O bom clima foi para o beleléu assim que John começou a desfilar os versos do Canto 28 do longo poema – canto de carga erótica acentuada – as jovens ruborizaram. Muitas mães tiraram as filhas da sala. A rainha, apesar da expressão facial de cera, fuzilou o rapaz com o olhar. “Eu não quero mais esse fedelho na corte”, teria dito depois. Para piorar, os comentários à boca pequena eram que a tradução de John estava sofrível. Para qualquer mortal, esse teria sido o fim de carreira, mas não para o cara-de-pau John. Viajou para a Europa, encantando as mocinhas das cortes italianas e austríacas. Continuou cometendo os seus versos de mau poeta e traduções fracas. Depois voltou para a Inglaterra, casou, teve 15 filhos e conduziu uma vida que parecia ser fadada à insignificância. Em 1596, porém, num momento de ócio na propriedade rural de sua família, começou a desenhar, com a ajuda do secretário particular, uma geringonça mecânica para a eliminação de dejetos humanos. Em 2 ou 3 dias de intensa labuta, criou a privada (um modelo bem rudimentar dela, diga-se a verdade). Ao tomar conhecimento da invenção, a rainha Elizabeth, encantada, encomendou um modelo – o que fez o esperto John enxergar uma chance de voltar aos salões da nobreza. Sua alegria, contudo, durou pouco.

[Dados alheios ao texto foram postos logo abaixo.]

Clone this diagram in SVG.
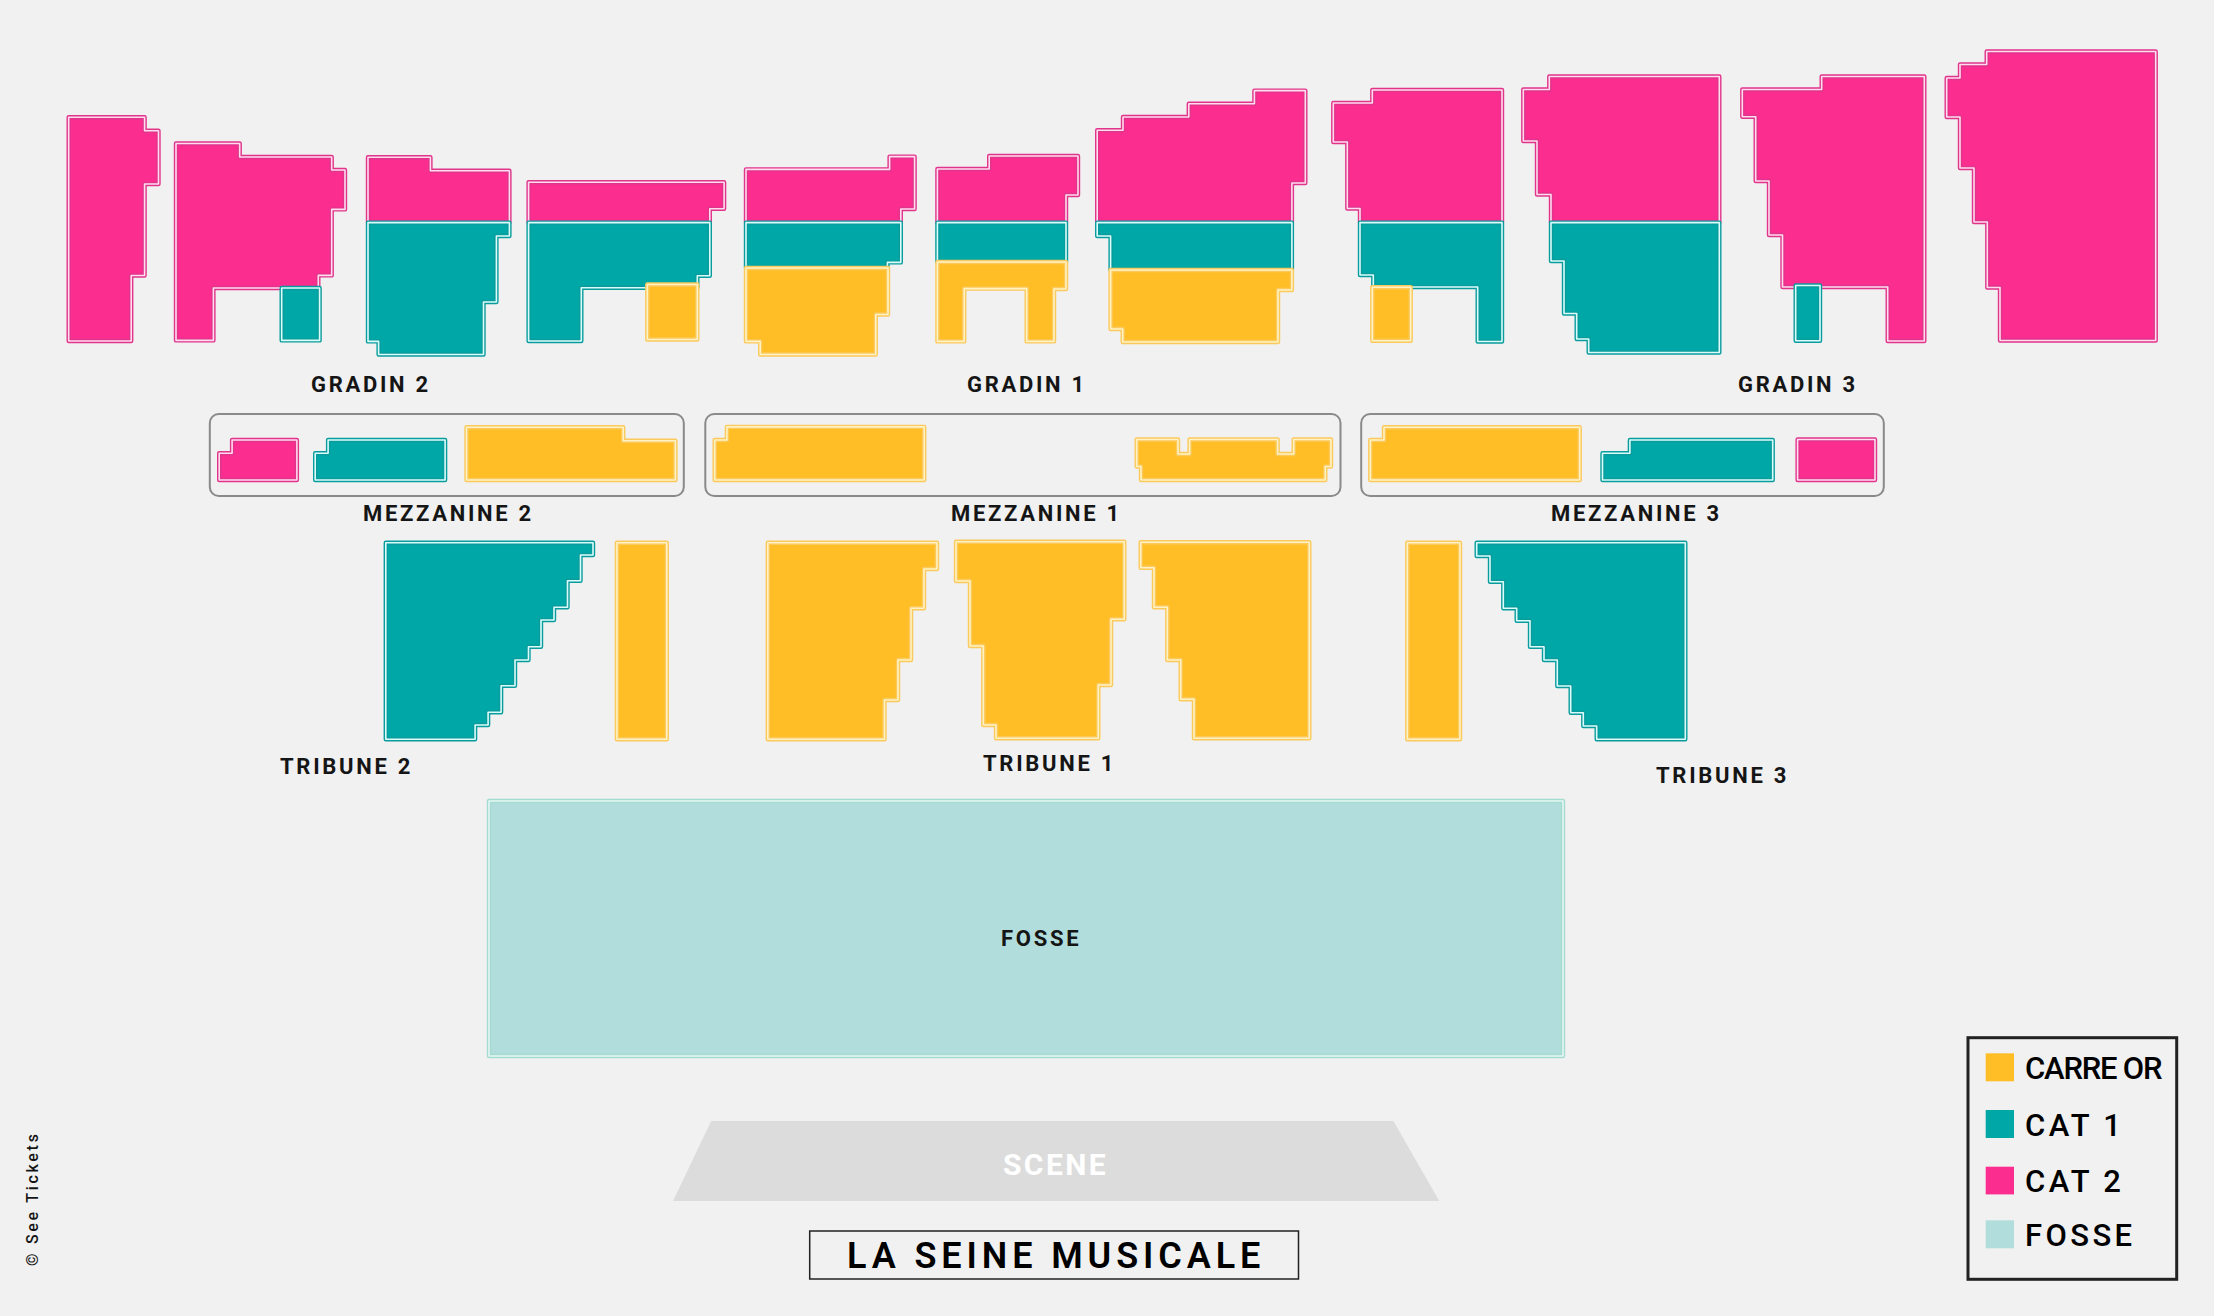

Incorrigível, John escreveu um poema satírico (e medíocre) em que ironizava impiedosamente diversos nobres – e chutava o pau da barraca, com referências jocosas à rotina de evacuação intestinal da própria rainha. Foi o fim. Nem a privada salvou John Harington, que morreu no ostracismo aos 51 anos, em 1616. • Inventar a privada ajudou John a virar sir, em 1599. De volta às boas na corte, foi convocado para uma missão militar. Nela, não fez muita coisa, mas ganhou o título.
• Alguns historiadores enfezados dizem que atribuir a John a invenção da privada é como dizer que Leonardo da Vinci criou o helicóptero (ambos teriam sido pioneiros teóricos). Injustiça: o WC de John funcionava. A patente do toalete moderno, contudo, é de 1775, de um certo Alexander Cummings.
• Uma gíria inglesa perpetuou Harington: john, eufemismo para privada, foi usado em sua homenagem – dizem alguns historiadores.